»»

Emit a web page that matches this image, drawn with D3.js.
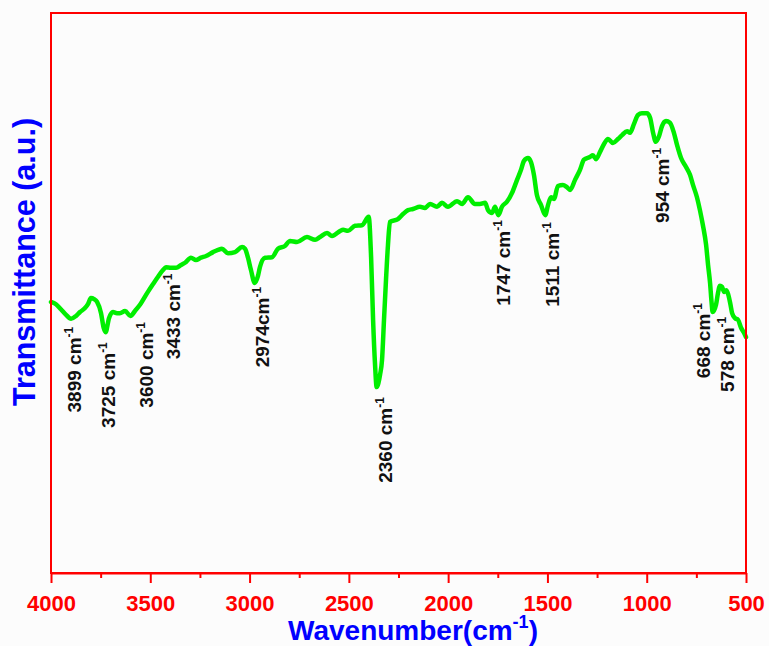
<!DOCTYPE html>
<html>
<head>
<meta charset="utf-8">
<script src="https://cdn.jsdelivr.net/npm/d3@7"></script>
<style>
  html, body { margin: 0; padding: 0; background: #fcfcfc; }
  svg { display: block; }
  text { font-family: Arial, "Liberation Sans", sans-serif; font-weight: bold; }
</style>
</head>
<body>
<svg id="chart" width="769" height="646"></svg>
<script>
// FTIR spectrum: wavenumber (cm-1) and transmittance (arbitrary units)
const wavenumber = [
  4000, 3975, 3950, 3924, 3899, 3874, 3854, 3829, 3814, 3799, 3783, 3768, 3748, 3735, 3725,
  3708, 3688, 3668, 3653, 3627, 3600, 3577, 3552, 3512, 3486, 3461, 3436, 3421, 3396, 3370,
  3345, 3325, 3295, 3270, 3245, 3219, 3184, 3159, 3139, 3109, 3073, 3038, 3023, 3008, 2993,
  2974, 2958, 2948, 2922, 2887, 2857, 2822, 2796, 2761, 2711, 2670, 2645, 2610, 2585, 2529,
  2504, 2469, 2434, 2400, 2388, 2378, 2368, 2360, 2343, 2333, 2323, 2313, 2303, 2293, 2253,
  2227, 2202, 2177, 2142, 2117, 2091, 2056, 2031, 2001, 1955, 1930, 1900, 1865, 1840, 1814,
  1799, 1779, 1764, 1747, 1729, 1704, 1678, 1653, 1633, 1618, 1598, 1583, 1568, 1553, 1532,
  1511, 1497, 1482, 1467, 1447, 1422, 1402, 1386, 1361, 1336, 1316, 1286, 1271, 1255, 1235,
  1215, 1195, 1170, 1145, 1124, 1099, 1084, 1064, 1044, 1024, 999, 983, 968, 954, 938,
  923, 903, 883, 863, 847, 827, 802, 782, 767, 747, 732, 717, 701, 691, 681,
  674, 668, 651, 641, 631, 621, 610, 600, 590, 578, 570, 555, 540, 525, 510, 500
];
const transmittance = [
  48.4, 48.0, 47.1, 46.1, 45.4, 45.9, 46.6, 47.3, 48.0, 49.1, 48.9, 48.4, 46.4, 43.8, 43.0,
  45.5, 46.6, 46.4, 46.4, 46.8, 45.9, 46.8, 47.9, 50.2, 51.6, 52.9, 54.1, 54.6, 54.5, 54.5,
  55.0, 55.4, 56.3, 55.9, 56.3, 56.6, 57.3, 57.7, 57.9, 57.1, 57.3, 58.2, 57.9, 56.3, 54.1,
  51.8, 53.0, 54.6, 56.3, 56.4, 57.9, 58.4, 59.3, 59.1, 60.0, 59.5, 60.0, 60.7, 60.2, 61.3,
  61.1, 62.0, 62.1, 63.6, 56.4, 45.2, 37.1, 33.2, 35.4, 38.0, 45.2, 52.3, 58.6, 62.7, 63.2,
  64.1, 64.8, 65.0, 65.4, 65.2, 65.9, 65.4, 66.1, 65.4, 66.4, 65.9, 67.1, 65.9, 65.9, 66.1,
  64.8, 64.3, 65.4, 63.9, 65.4, 66.3, 67.9, 70.2, 72.0, 73.6, 74.1, 73.4, 71.1, 67.5, 65.7,
  63.9, 65.7, 67.1, 66.8, 69.1, 69.3, 68.9, 68.4, 70.2, 72.0, 73.8, 74.3, 74.6, 73.9, 75.2,
  76.6, 77.5, 76.8, 77.5, 78.2, 78.9, 78.6, 80.2, 81.8, 82.1, 82.1, 81.3, 78.6, 77.0, 78.0,
  79.8, 80.7, 80.4, 78.6, 76.4, 74.1, 72.5, 71.1, 69.3, 67.1, 64.8, 62.1, 58.6, 55.0, 51.8,
  48.6, 46.6, 47.9, 50.0, 51.3, 51.1, 50.2, 50.5, 49.8, 47.9, 46.4, 45.5, 45.2, 43.8, 42.9, 42.1
];

// Axis ticks
const majorTicks = [4000, 3500, 3000, 2500, 2000, 1500, 1000, 500];
const minorTicks = [3750, 3250, 2750, 2250, 1750, 1250, 750];

// Assigned bands
const peakWavenumbers = [3899, 3725, 3600, 3433, 2974, 2360, 1747, 1511, 954, 668, 578];
const peakLabels = ["3899 cm", "3725 cm", "3600 cm", "3433 cm", "2974cm", "2360 cm",
                    "1747 cm", "1511 cm", "954 cm", "668 cm", "578 cm"];

(function draw() {
  // label placement: horizontal shift and gap below the curve (px)
  const labelShift = [3, 2.5, 15.5, 9.5, 7, 8, 4.5, 7, 6, -9.5, -3.5];
  const labelGap   = [8, 10, 6, 4, 4, 10, 5, 7, 6, -9, 12];

  const plotLeft = 51, plotRight = 746, plotTop = 13, plotBottom = 573;
  const red = "#ff0000", blue = "#0000ff", green = "#00ee00";

  const svg = d3.select("#chart");

  const x = d3.scaleLinear().domain([4000, 500]).range([plotLeft, plotRight]);
  const y = d3.scaleLinear().domain([0, 100]).range([plotBottom, plotTop]);

  const data = wavenumber.map((w, i) => ({ w, t: transmittance[i] }));

  // spectrum line
  const line = d3.line()
    .x(d => x(d.w))
    .y(d => y(d.t))
    .curve(d3.curveMonotoneX);

  svg.append("path")
    .datum(data)
    .attr("d", line)
    .attr("fill", "none")
    .attr("stroke", green)
    .attr("stroke-width", 4.5)
    .attr("stroke-linejoin", "round")
    .attr("stroke-linecap", "round");

  // frame
  svg.append("rect")
    .attr("x", plotLeft).attr("y", plotTop)
    .attr("width", plotRight - plotLeft).attr("height", plotBottom - plotTop)
    .attr("fill", "none")
    .attr("stroke", red)
    .attr("stroke-width", 2);

  // bottom axis: major ticks with labels
  const xAxis = d3.axisBottom(x)
    .tickValues(majorTicks)
    .tickSize(10)
    .tickSizeOuter(0)
    .tickFormat(d3.format("d"));

  const gx = svg.append("g")
    .attr("transform", `translate(0,${plotBottom})`)
    .call(xAxis);
  gx.select(".domain").attr("stroke", red).attr("stroke-width", 2);
  gx.selectAll(".tick line").attr("stroke", red).attr("stroke-width", 2);
  gx.selectAll(".tick text")
    .attr("fill", red)
    .attr("y", 38)
    .attr("dy", 0)
    .style("font-size", "22px")
    .style("font-weight", "bold")
    .style("font-family", 'Arial, "Liberation Sans", sans-serif');

  // minor ticks
  const gMinor = svg.append("g")
    .attr("transform", `translate(0,${plotBottom})`)
    .call(d3.axisBottom(x).tickValues(minorTicks).tickSize(5).tickSizeOuter(0).tickFormat(""));
  gMinor.select(".domain").remove();
  gMinor.selectAll(".tick line").attr("stroke", red).attr("stroke-width", 2);

  // value of the spectrum at a given wavenumber
  function valueAt(w) {
    for (let i = 0; i < data.length - 1; i++) {
      const a = data[i], b = data[i + 1];
      if (w <= a.w && w >= b.w) {
        const f = (a.w - w) / (a.w - b.w);
        return a.t + f * (b.t - a.t);
      }
    }
    return data[data.length - 1].t;
  }

  // band labels, rotated, reading bottom to top
  const labels = svg.append("g");
  peakWavenumbers.forEach((w, i) => {
    const cx = x(w) + labelShift[i];
    const ty = y(valueAt(w)) + labelGap[i];
    const t = labels.append("text")
      .attr("transform", `translate(${cx + 7},${ty}) rotate(-90)`)
      .attr("text-anchor", "end")
      .attr("fill", "#111")
      .style("font-size", "19px");
    t.append("tspan").text(peakLabels[i]);
    t.append("tspan").attr("dy", -8).style("font-size", "12px").text("-1");
  });

  // x title
  const xt = svg.append("text")
    .attr("x", 413).attr("y", 640)
    .attr("text-anchor", "middle")
    .attr("fill", blue)
    .style("font-size", "28px");
  xt.append("tspan").text("Wavenumber(cm");
  xt.append("tspan").attr("dy", -12).style("font-size", "18px").text("-1");
  xt.append("tspan").attr("dy", 12).text(")");

  // y title
  svg.append("text")
    .attr("transform", "translate(35,262) rotate(-90)")
    .attr("text-anchor", "middle")
    .attr("fill", blue)
    .style("font-size", "30.5px")
    .text("Transmittance (a.u.)");
})();
</script>
</body>
</html>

««

**WORK TO DO**
Tally the lines of the listing in which the word "with" occurs, and state the total alone.

**RIGHT ANSWER**
2